• Supplied material:
---*---
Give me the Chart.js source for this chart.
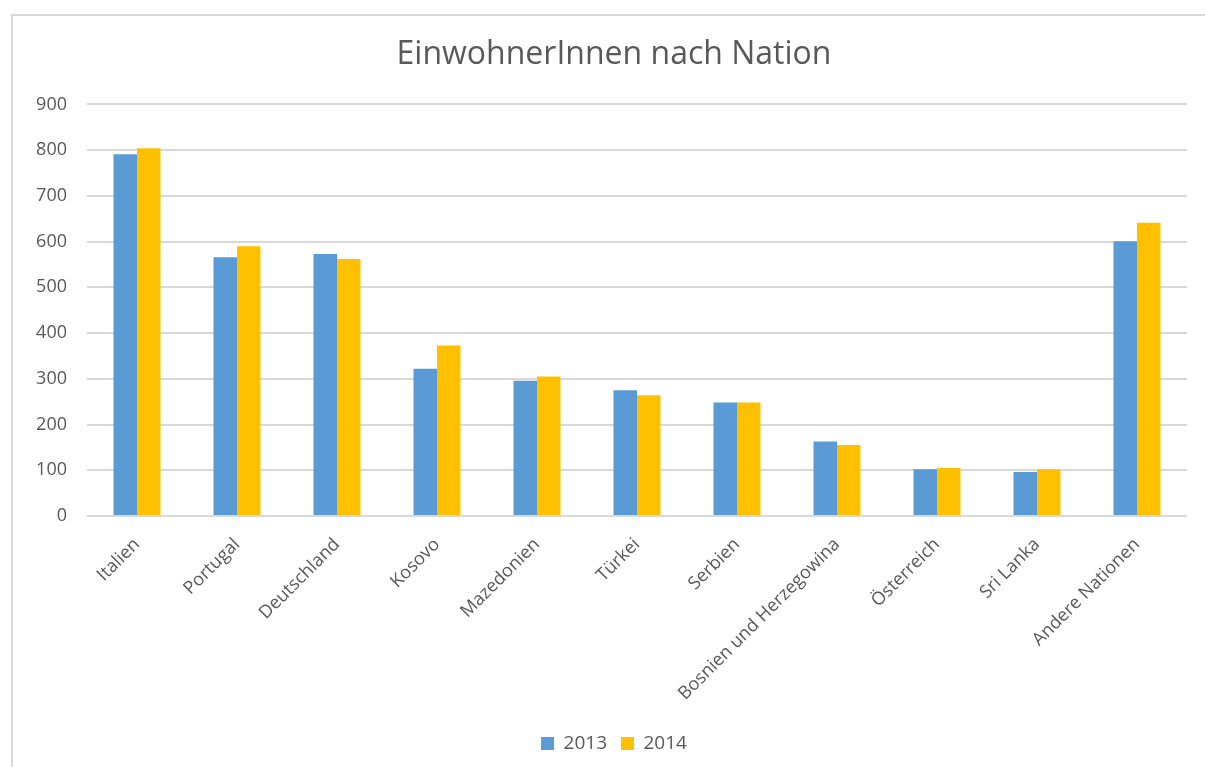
<!DOCTYPE html>
<html>
<head>
<meta charset="utf-8">
<script src="https://cdn.jsdelivr.net/npm/chart.js@4"></script>
<style>
  body { margin: 0; overflow: hidden; background: #fff; }
  #frame { position: absolute; left: 11px; top: 14px; width: 1230px; height: 790px; border: 2px solid #d9d9d9; }
  #wrap { position: absolute; left: 0; top: 0; width: 1228px; height: 767px; }
</style>
</head>
<body>
<div id="frame"></div>
<div id="wrap"><canvas id="nationChart"></canvas></div>
<script>
// chart data
const nations = ['Italien', 'Portugal', 'Deutschland', 'Kosovo', 'Mazedonien', 'Türkei', 'Serbien',
  'Bosnien und Herzegowina', 'Österreich', 'Sri Lanka', 'Andere Nationen'];
const values2013 = [791, 566, 573, 322, 296, 275, 248, 163, 102, 96, 601];
const values2014 = [804, 590, 562, 373, 305, 264, 248, 155, 105, 102, 641];
const yTicks = [0, 100, 200, 300, 400, 500, 600, 700, 800, 900];

const textColor = '#595959';
const fontFamily = '"Open Sans", Lato, sans-serif';

document.addEventListener('DOMContentLoaded', function () {
  const chartElement = document.getElementById('nationChart');
  if (!chartElement) return console.warn('Chart element #nationChart not found.');

  new Chart(chartElement.getContext('2d'), {
    type: 'bar',
    data: {
      labels: nations,
      datasets: [
        { label: '2013', data: values2013, backgroundColor: '#5B9BD5' },
        { label: '2014', data: values2014, backgroundColor: '#FFC000' }
      ]
    },
    options: {
      responsive: true,
      maintainAspectRatio: false,
      animation: false,
      datasets: {
        bar: { categoryPercentage: 0.47, barPercentage: 1.0 }
      },
      layout: { padding: { left: 0, right: 0, top: 0, bottom: 4 } },
      plugins: {
        title: {
          display: true,
          text: 'EinwohnerInnen nach Nation',
          color: textColor,
          font: { family: fontFamily, size: 32, weight: 'normal' },
          padding: { top: 36, bottom: 30 }
        },
        legend: {
          position: 'bottom',
          labels: {
            color: textColor,
            font: { family: fontFamily, size: 19 },
            boxWidth: 13,
            boxHeight: 13,
            padding: 14
          }
        },
        tooltip: { enabled: true }
      },
      scales: {
        x: {
          grid: { display: false },
          border: { display: false },
          ticks: {
            color: textColor,
            font: { family: fontFamily, size: 18 },
            maxRotation: 45,
            minRotation: 45,
            padding: 10
          },
          afterFit: function (scale) { scale.height = 204; }
        },
        y: {
          min: 0,
          max: 900,
          afterBuildTicks: function (scale) {
            scale.ticks = yTicks.map(function (v) { return { value: v }; });
          },
          grid: { color: '#d9d9d9', lineWidth: 2, drawTicks: false },
          border: { display: false },
          ticks: {
            color: textColor,
            font: { family: fontFamily, size: 18 },
            padding: 20
          },
          afterFit: function (scale) { scale.width = 87; }
        },
        // empty right-hand spacer so the title and legend centre over the frame
        spacer: {
          position: 'right',
          display: true,
          grid: { display: false },
          border: { display: false },
          ticks: { display: false },
          afterFit: function (scale) { scale.width = 41; }
        }
      }
    }
  });
});
</script>
</body>
</html>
---*---
Pictures in the data above should not be copied; transcribe everything else exactly.

Give me the Chart.js source for this chart.
<!DOCTYPE html>
<html>
<head>
<meta charset="utf-8">
<script src="https://cdn.jsdelivr.net/npm/chart.js@4"></script>
<style>
  body { margin: 0; overflow: hidden; background: #fff; }
  #frame { position: absolute; left: 11px; top: 14px; width: 1230px; height: 790px; border: 2px solid #d9d9d9; }
  #wrap { position: absolute; left: 0; top: 0; width: 1228px; height: 767px; }
</style>
</head>
<body>
<div id="frame"></div>
<div id="wrap"><canvas id="nationChart"></canvas></div>
<script>
// chart data
const nations = ['Italien', 'Portugal', 'Deutschland', 'Kosovo', 'Mazedonien', 'Türkei', 'Serbien',
  'Bosnien und Herzegowina', 'Österreich', 'Sri Lanka', 'Andere Nationen'];
const values2013 = [791, 566, 573, 322, 296, 275, 248, 163, 102, 96, 601];
const values2014 = [804, 590, 562, 373, 305, 264, 248, 155, 105, 102, 641];
const yTicks = [0, 100, 200, 300, 400, 500, 600, 700, 800, 900];

const textColor = '#595959';
const fontFamily = '"Open Sans", Lato, sans-serif';

document.addEventListener('DOMContentLoaded', function () {
  const chartElement = document.getElementById('nationChart');
  if (!chartElement) return console.warn('Chart element #nationChart not found.');

  new Chart(chartElement.getContext('2d'), {
    type: 'bar',
    data: {
      labels: nations,
      datasets: [
        { label: '2013', data: values2013, backgroundColor: '#5B9BD5' },
        { label: '2014', data: values2014, backgroundColor: '#FFC000' }
      ]
    },
    options: {
      responsive: true,
      maintainAspectRatio: false,
      animation: false,
      datasets: {
        bar: { categoryPercentage: 0.47, barPercentage: 1.0 }
      },
      layout: { padding: { left: 0, right: 0, top: 0, bottom: 4 } },
      plugins: {
        title: {
          display: true,
          text: 'EinwohnerInnen nach Nation',
          color: textColor,
          font: { family: fontFamily, size: 32, weight: 'normal' },
          padding: { top: 36, bottom: 30 }
        },
        legend: {
          position: 'bottom',
          labels: {
            color: textColor,
            font: { family: fontFamily, size: 19 },
            boxWidth: 13,
            boxHeight: 13,
            padding: 14
          }
        },
        tooltip: { enabled: true }
      },
      scales: {
        x: {
          grid: { display: false },
          border: { display: false },
          ticks: {
            color: textColor,
            font: { family: fontFamily, size: 18 },
            maxRotation: 45,
            minRotation: 45,
            padding: 10
          },
          afterFit: function (scale) { scale.height = 204; }
        },
        y: {
          min: 0,
          max: 900,
          afterBuildTicks: function (scale) {
            scale.ticks = yTicks.map(function (v) { return { value: v }; });
          },
          grid: { color: '#d9d9d9', lineWidth: 2, drawTicks: false },
          border: { display: false },
          ticks: {
            color: textColor,
            font: { family: fontFamily, size: 18 },
            padding: 20
          },
          afterFit: function (scale) { scale.width = 87; }
        },
        // empty right-hand spacer so the title and legend centre over the frame
        spacer: {
          position: 'right',
          display: true,
          grid: { display: false },
          border: { display: false },
          ticks: { display: false },
          afterFit: function (scale) { scale.width = 41; }
        }
      }
    }
  });
});
</script>
</body>
</html>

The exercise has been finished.